Si l’on oublie Dogville, ce film extraordinaire bien difficile à revisiter, Entre Chien et Loup est un bon spectacle, joué avec intensité par une communauté de comédiens talentueux, emporté par une Julia Bernat habitée, et ancré dans une problématique poignante, à la fois intemporelle et très actuelle : l’acceptation de l’autre ou sa déshumanisation.
Une phrase
Tom : « On a commencé à se réunir il y a huit mois autour du concept d’acceptation. Acceptation de l’autre, de ce qui vient de l’autre, de notre solidarité envers l’autre (…) Nous allons filmer et essayer de ne pas répéter la même histoire, ni la nôtre ni celle du film qui nous inspire. »
L'auteur
• Christiane Jatahy, née à Rio de Janeiro, est auteure, metteuse en scène et cinéaste. Son travail consiste à interroger le monde en articulant divers genres artistiques, en l’occurrence théâtre et cinéma, et le rapport entre fiction et réalité.

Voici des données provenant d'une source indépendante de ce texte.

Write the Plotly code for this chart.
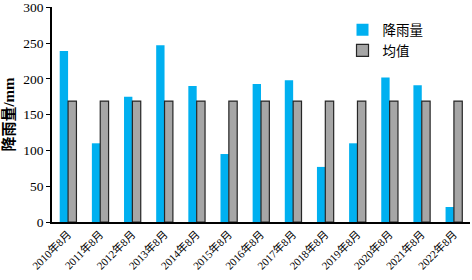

• Elle a ainsi créé Julia, adaptation de Mademoiselle Julie de Strindberg, What If They Went To Moscow à partir des Trois Sœurs de Tchekhov, et La Forêt qui marche librement adaptée du Macbeth de Shakespeare. En 2017, toujours dans la même démarche et à la demande de la Comédie Française, elle a créé La Règle du jeu, inspirée du film de Jean Renoir.
• Associée à l’Odéon-Théâtre de l’Europe, elle vient de recevoir à Venise le Lion d’Or 2022 pour l’ensemble de son travail.